Blendecques (Pas-de-Calais) a été l’épicentre des inondations qui ont frappé le nord de la France tout au long de l’automne et de l’hiver 2023-2024. La petite ville a aussi été l’épicentre d’un paradoxe. Alors que ses habitants ont fait de première main l’expérience éprouvante des effets conjugués du réchauffement et d’un aménagement du territoire désastreux, ils ont massivement voté pour le Rassemblement national (RN) – le parti le plus « écolosceptique » de l’échiquier politique – aux élections européennes. Dans le même temps, le score des partis portant la question environnementale s’est complètement effondré.
Mi-juin, mon collègue Stéphane Mandard est allé promener son calepin et son stylo à Blendecques, et il a fait les comptes : la liste écologiste y avait rassemblé 7,1 % des suffrages en 2019, et seulement 1,7 % le 9 juin. Soit moins que l’Alliance rurale (2,5 %), moins que le Parti animaliste (2,2 %) et moins que les bulletins nuls (2,5 %) et blancs (2,2 %).

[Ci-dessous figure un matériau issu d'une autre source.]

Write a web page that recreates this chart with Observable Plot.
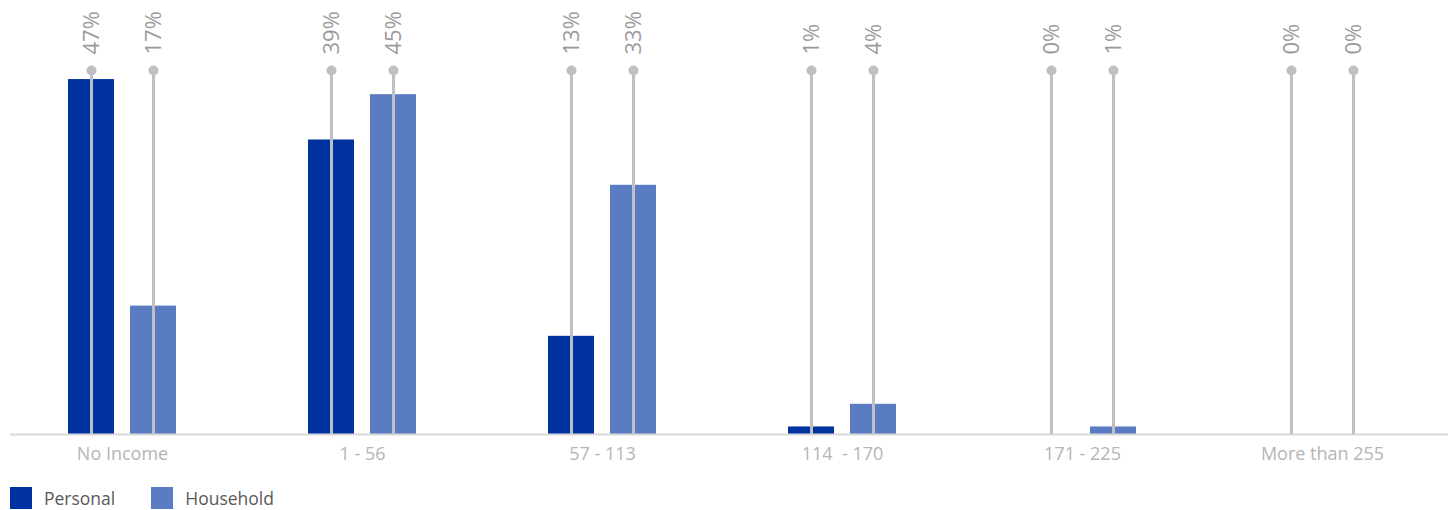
<!DOCTYPE html>
<html>
<head>
<meta charset="utf-8">
<script src="https://cdn.jsdelivr.net/npm/d3@7"></script>
<script src="https://cdn.jsdelivr.net/npm/@observablehq/plot@0.6"></script>
<style>
  html, body { margin: 0; padding: 0; background: #fff; }
  body { width: 1454px; height: 510px; overflow: hidden; font-family: "Open Sans", sans-serif; }
  #legend { display: flex; align-items: center; height: 40px; margin-top: 8px; padding-left: 10px; font-size: 17.5px; color: #595959; }
  .item { display: flex; align-items: center; margin-right: 36px; }
  .sw { width: 22px; height: 22px; margin-right: 12px; }
</style>
</head>
<body>
<div id="chart"></div>
<div id="legend"></div>
<script>
const categories = ["No Income", "1 - 56", "57 - 113", "114\u00a0 - 170", "171 - 225", "More than 255"];
const series = ["Personal", "Household"];
const personal = [47, 39, 13, 1, 0, 0];
const household = [17, 45, 33, 4, 1, 0];
const colors = ["#0033a0", "#5a7cc3"];
const offsets = [-31, 31];

const lineTop = 48.2;
const values = [personal, household];
const rows = series.map((s, i) => categories.map((c, j) => ({category: c, series: s, value: values[i][j]})));

const marks = [];
rows.forEach((data, i) => {
  marks.push(Plot.barY(data, {x: "category", y: "value", fill: colors[i], dx: offsets[i], insetLeft: 97, insetRight: 97}));
});
marks.push(Plot.ruleY([0], {stroke: "#d9d9d9", strokeWidth: 2, insetLeft: 8, insetRight: -6}));
rows.forEach((data, i) => {
  marks.push(Plot.ruleX(data, {x: "category", y1: 0, y2: lineTop, stroke: "#c0c0c4", strokeWidth: 3, dx: offsets[i]}));
  marks.push(Plot.dot(data, {x: "category", y: lineTop, r: 5, fill: "#c0c0c4", dx: offsets[i]}));
  marks.push(Plot.text(data, {x: "category", y: lineTop, text: d => d.value + "%", rotate: -90, textAnchor: "start", lineAnchor: "middle", dx: offsets[i], dy: -16, fill: "#9a9a9a", fontSize: 22}));
});

const chart = Plot.plot({
  width: 1454,
  height: 470,
  marginTop: 70,
  marginBottom: 36,
  marginLeft: 2,
  marginRight: 12,
  style: {fontFamily: "Open Sans, sans-serif", background: "#fff"},
  x: {domain: categories, padding: 0, tickSize: 0, tickPadding: 13, label: null},
  y: {domain: [0, lineTop], axis: null},
  marks
});
const xg = chart.querySelector('g[aria-label="x-axis tick label"]');
if (xg) {
  xg.style.fontSize = "18px"; xg.style.fill = "#b5b5b5"; xg.setAttribute("fill", "#b5b5b5");
  xg.querySelectorAll("text").forEach(el => { el.style.fontSize = "18px"; });
}
document.getElementById("chart").appendChild(chart);

const legend = document.getElementById("legend");
series.forEach((s, i) => {
  const item = document.createElement("div");
  item.className = "item";
  const sw = document.createElement("div");
  sw.className = "sw";
  sw.style.background = colors[i];
  const t = document.createElement("span");
  t.textContent = s;
  item.appendChild(sw); item.appendChild(t);
  legend.appendChild(item);
});
</script>
</body>
</html>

Et beaucoup moins que le RN, qui caracole à 50,7 %. Des témoignages recueillis sur place, il sourd un sentiment de fatalité et d’abandon, et une colère étrangement retournée contre « les écolos ».
« Dans le quartier, dit une habitante, tout le monde est en colère contre ces écolos qui préfèrent sauver les grenouilles plutôt que les maisons en interdisant les curages pendant les périodes de reproduction. » On voit là le succès d’un élément de langage martelé depuis des semaines par Xavier Bertrand, le président (Les Républicains) de la région, qui est parvenu à renverser le stigmate pour faire des « écolos » les responsables des inondations qui ont épuisé des milliers de foyers du Pas-de-Calais pendant des mois.
En réalité, les épisodes de submersion qui se sont succédé dans la région ont moins à voir avec le curage des fossés et la protection des batraciens qu’avec les politiques publiques conduites depuis des décennies : le taux de bétonisation des sols est ainsi très élevé dans le Nord (22 %) et le Pas-de-Calais (15 %), par rapport à la moyenne nationale (10 %). C’est aussi dans le nord de la France que l’industrialisation de l’agriculture a contribué le plus fortement à l’agrandissement des parcelles, à l’arrachage des haies, à l’arasement des talus, à l’imperméabilisation des terres arables abîmées par un demi-siècle de pesticides, en bref à tout ce qui contribue à rendre les paysages de moins en moins résilients aux précipitations extrêmes renforcées par le changement climatique.